One of the poem’s strongest and most controversial moves is its attack on religious complicity. Priests are shown abandoning mercy for violence, trading symbols of faith for weapons. Biblical references are turned against them, suggesting that scripture itself is being twisted into justification for slaughter. Even the name of Jesus is described as being hidden behind battle flags. This is not a rejection of faith, but an insistence that faith has been betrayed. God is addressed repeatedly, but human institutions claiming to act in God’s name are treated with deep suspicion.

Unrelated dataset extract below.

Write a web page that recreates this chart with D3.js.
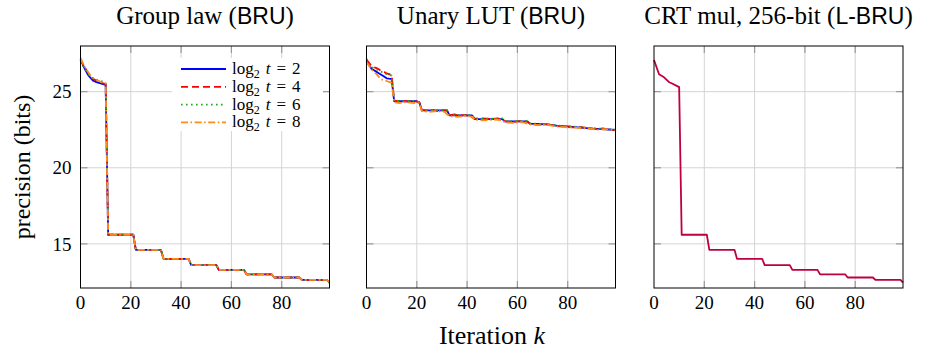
<!DOCTYPE html>
<html>
<head>
<meta charset="utf-8">
<script src="https://cdn.jsdelivr.net/npm/d3@7"></script>
<style>
  body { margin: 0; background: #fff; }
  text { fill: #000; }
</style>
</head>
<body>
<div id="chart"></div>
<script>
// ---- data: [iteration k, precision in bits] ----
var xTicks = [0, 20, 40, 60, 80];
var yTicks = [15, 20, 25];
var seriesNames = ["2", "4", "6", "8"];   // log2 t

// Group law (BRU): the four runs share the staircase after k = 11
var groupLawTail = [[11,15.6],[21,15.6],[22,14.6],[32,14.6],[33,14.02],[43,14.02],[44,13.6],[54,13.6],
  [55,13.29],[65,13.29],[66,13.0],[76,13.0],[77,12.79],[87,12.79],[88,12.64],[98,12.64],[99,12.46]];
var groupLawT2 = [[0,27.1],[1,26.75],[2,26.4],[3,26.1],[4,25.9],[5,25.72],[6,25.65],[7,25.6],[8,25.55],[9,25.5],[10,25.45]];
var groupLawT4 = [[0,27.15],[1,26.8],[2,26.5],[3,26.25],[4,26.0],[5,25.85],[6,25.75],[7,25.7],[8,25.65],[9,25.55],[10,25.5]];
var groupLawT6 = [[0,27.0],[1,26.7],[2,26.45],[3,26.2],[4,26.0],[5,25.85],[6,25.8],[7,25.75],[8,25.7],[9,25.65],[10,25.6]];
var groupLawT8 = [[0,27.2],[1,26.85],[2,26.55],[3,26.3],[4,26.05],[5,25.9],[6,25.8],[7,25.72],[8,25.65],[9,25.6],[10,25.55]];

// Unary LUT (BRU)
var unaryT2 = [[0,27.0],[1,26.75],[2,26.5],[3,26.4],[4,26.3],[5,26.2],[6,26.1],[7,26.0],[8,25.88],[9,25.85],[10,25.83],
  [11,24.37],[20,24.37],[21,24.3],[22,23.77],[32,23.77],[33,23.44],[42,23.44],[43,23.2],[54,23.2],[55,23.05],[64,23.05],
  [65,22.9],[72,22.85],[76,22.75],[80,22.72],[86,22.62],[90,22.57],[95,22.53],[99,22.48]];
var unaryT4 = [[0,27.1],[1,26.9],[2,26.7],[3,26.6],[4,26.55],[5,26.45],[6,26.35],[7,26.3],[8,26.2],[9,26.15],[10,26.1],
  [11,24.42],[13,24.35],[15,24.4],[17,24.33],[19,24.4],[21,24.3],[22,23.8],[24,23.75],[26,23.8],[28,23.72],[30,23.78],
  [32,23.75],[33,23.45],[35,23.5],[37,23.42],[39,23.47],[41,23.4],[43,23.22],[46,23.25],[49,23.2],[52,23.24],[54,23.18],
  [55,23.05],[58,23.0],[61,23.06],[64,23.02],[65,22.88],[68,22.82],[71,22.86],[74,22.8],[76,22.74],[79,22.7],[82,22.65],
  [85,22.68],[88,22.6],[91,22.55],[94,22.58],[97,22.5],[99,22.47]];
var unaryT6 = [[0,27.15],[1,26.85],[2,26.65],[3,26.5],[4,26.45],[5,26.4],[6,26.3],[7,26.25],[8,26.15],[9,26.1],[10,26.05],
  [11,24.4],[14,24.38],[18,24.4],[21,24.33],[22,23.8],[27,23.78],[32,23.8],[33,23.47],[38,23.45],[42,23.46],[43,23.23],
  [50,23.22],[54,23.24],[55,23.07],[60,23.06],[64,23.08],[65,22.92],[70,22.87],[76,22.77],[81,22.72],[86,22.65],
  [92,22.58],[99,22.5]];
var unaryT8 = [[0,26.95],[1,26.7],[2,26.45],[3,26.3],[4,26.15],[5,25.95],[6,25.8],[7,25.75],[8,25.7],[9,25.65],[10,25.6],
  [11,24.3],[13,24.25],[16,24.32],[18,24.26],[21,24.25],[22,23.72],[25,23.68],[28,23.73],[31,23.67],[33,23.38],[36,23.35],
  [39,23.4],[42,23.36],[43,23.15],[47,23.12],[51,23.17],[54,23.12],[55,22.98],[58,22.95],[62,23.0],[65,22.85],[68,22.8],
  [72,22.82],[76,22.7],[80,22.66],[84,22.62],[88,22.58],[92,22.5],[95,22.54],[99,22.45]];

// CRT mul, 256-bit (L-BRU)
var crtMul = [[0,27.08],[2,26.14],[4,25.94],[6,25.62],[7,25.55],[10,25.3],[11,15.6],[21,15.6],[22,14.61],[32,14.61],
  [33,14.02],[43,14.02],[44,13.6],[54,13.6],[55,13.29],[65,13.29],[66,13.0],[76,13.0],[77,12.79],[87,12.79],
  [88,12.64],[98,12.64],[99,12.46]];

// ---- styles ----
var styles = [
  { color: "#0000ff", dash: null },
  { color: "#ff0000", dash: "7,4" },
  { color: "#1faa1f", dash: "1.6,3.4" },
  { color: "#ff8c1a", dash: "7,2.5,1.6,2.5" }
];
var serif = "'Liberation Serif', 'DejaVu Serif', serif";
var sans = "'Liberation Sans', 'DejaVu Sans', sans-serif";

var width = 927, height = 349;
var plotTop = 46, plotBottom = 288, panelW = 249;
var panels = [
  { x0: 80.5, title: "Group law ", tag: "BRU",
    series: [groupLawT2.concat(groupLawTail), groupLawT4.concat(groupLawTail),
             groupLawT6.concat(groupLawTail), groupLawT8.concat(groupLawTail)] },
  { x0: 366.5, title: "Unary LUT ", tag: "BRU", series: [unaryT2, unaryT4, unaryT6, unaryT8] },
  { x0: 654, title: "CRT mul, 256-bit ", tag: "L-BRU", series: [crtMul], color: "#bf0040" }
];

var svg = d3.select("#chart").append("svg")
  .attr("width", width)
  .attr("height", height);

var y = d3.scaleLinear().domain([12.1, 28.0]).range([plotBottom, plotTop]);

panels.forEach(function(p, pi) {
  var x = d3.scaleLinear().domain([0, 99]).range([p.x0, p.x0 + panelW]);
  var g = svg.append("g");

  // grid
  g.selectAll(".gx").data(xTicks.slice(1)).enter().append("line")
    .attr("x1", function(d) { return x(d); }).attr("x2", function(d) { return x(d); })
    .attr("y1", plotTop).attr("y2", plotBottom)
    .style("stroke", "#d4d4d4").style("stroke-width", 1);
  g.selectAll(".gy").data(yTicks).enter().append("line")
    .attr("x1", x.range()[0]).attr("x2", x.range()[1])
    .attr("y1", function(d) { return y(d); }).attr("y2", function(d) { return y(d); })
    .style("stroke", "#d4d4d4").style("stroke-width", 1);

  // inner tick marks on all four sides
  var tl = 7;
  xTicks.slice(1).forEach(function(d) {
    [[plotBottom, plotBottom - tl], [plotTop, plotTop + tl]].forEach(function(s) {
      g.append("line").attr("x1", x(d)).attr("x2", x(d)).attr("y1", s[0]).attr("y2", s[1])
        .style("stroke", "#999").style("stroke-width", 1.2);
    });
  });
  yTicks.forEach(function(d) {
    [[x.range()[0], x.range()[0] + tl], [x.range()[1], x.range()[1] - tl]].forEach(function(s) {
      g.append("line").attr("x1", s[0]).attr("x2", s[1]).attr("y1", y(d)).attr("y2", y(d))
        .style("stroke", "#999").style("stroke-width", 1.2);
    });
  });

  // series
  var line = d3.line().x(function(d) { return x(d[0]); }).y(function(d) { return y(d[1]); });
  p.series.forEach(function(s, i) {
    g.append("path").datum(s)
      .attr("d", line)
      .style("fill", "none")
      .style("stroke", p.color || styles[i].color)
      .style("stroke-width", 1.8)
      .style("stroke-linejoin", "round")
      .style("stroke-dasharray", p.color ? null : styles[i].dash);
  });

  // frame
  g.append("rect").attr("x", p.x0).attr("y", plotTop).attr("width", panelW).attr("height", plotBottom - plotTop)
    .style("fill", "none").style("stroke", "#000").style("stroke-width", 1);

  // x tick labels
  g.selectAll(".xl").data(xTicks).enter().append("text")
    .attr("x", function(d) { return x(d); }).attr("y", plotBottom + 21)
    .attr("text-anchor", "middle")
    .style("font-family", serif).style("font-size", "19px")
    .text(function(d) { return d; });

  // y tick labels on first panel only
  if (pi === 0) {
    g.selectAll(".yl").data(yTicks).enter().append("text")
      .attr("x", p.x0 - 9).attr("y", function(d) { return y(d); })
      .attr("dy", "0.35em").attr("text-anchor", "end")
      .style("font-family", serif).style("font-size", "19px")
      .text(function(d) { return d; });
  }

  // title
  var t = g.append("text").attr("x", p.x0 + panelW / 2).attr("y", 24)
    .attr("text-anchor", "middle")
    .style("font-family", serif).style("font-size", "25px");
  t.append("tspan").text(p.title + "(");
  t.append("tspan").style("font-family", sans).style("font-size", "23px").text(p.tag);
  t.append("tspan").text(")");
});

// legend in the first panel
var lg = svg.append("g");
lg.append("rect").attr("x", 172).attr("y", 58).attr("width", 151).attr("height", 73).style("fill", "#fff");
seriesNames.forEach(function(n, i) {
  var ly = 69 + i * 17.8;
  lg.append("line").attr("x1", 181).attr("x2", 226).attr("y1", ly).attr("y2", ly)
    .style("stroke", styles[i].color).style("stroke-width", 1.8)
    .style("stroke-dasharray", styles[i].dash);
  var tx = lg.append("text").attr("x", 232).attr("y", ly + 5)
    .style("font-family", serif).style("font-size", "17px");
  tx.append("tspan").text("log");
  tx.append("tspan").attr("dy", 4).style("font-size", "12px").text("2");
  tx.append("tspan").attr("dy", -4).attr("dx", 6).style("font-style", "italic").text("t");
  tx.append("tspan").attr("dx", 6).text("=");
  tx.append("tspan").attr("dx", 6).text(n);
});

// axis labels
var xl = svg.append("text").attr("x", 492).attr("y", 344).attr("text-anchor", "middle")
  .style("font-family", serif).style("font-size", "26px");
xl.append("tspan").text("Iteration ");
xl.append("tspan").style("font-style", "italic").text("k");

svg.append("text").attr("transform", "translate(30," + ((plotTop + plotBottom) / 2) + ") rotate(-90)")
  .attr("text-anchor", "middle")
  .style("font-family", serif).style("font-size", "24px")
  .text("precision (bits)");
</script>
</body>
</html>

The middle of the poem mourns not just lives lost, but values erased. Freedom, honesty, courage, and integrity are described as casualties alongside the dead. In their place come selfishness, corruption, and fear. The war has not only killed people; it has reshaped character. This moral erosion is presented as worse than physical destruction because it persists even away from the front lines. The poem suggests that a society willing to accept war for profit or power cannot remain free or truthful.
The final appeal for peace expands again, naming everyone affected: soldiers, prisoners, civilians, the mocking crowd, the guilty and the innocent alike. There is no clean division between victims and perpetrators. Everyone is caught in the same collapse. Peace is not framed as victory or settlement, but as rescue. The repetition at the end does not feel ceremonial; it feels urgent, almost panicked, as if the speaker fears time is running out.
As a war poem, this work stands firmly in the anti-war tradition. It does not argue policy or tactics. Instead, it exposes the moral cost of prolonged conflict and the ease with which ideals are sacrificed once violence becomes normalized. Its power comes from its refusal to comfort the reader. Peace is not presented as inevitable or even likely, only as desperately necessary.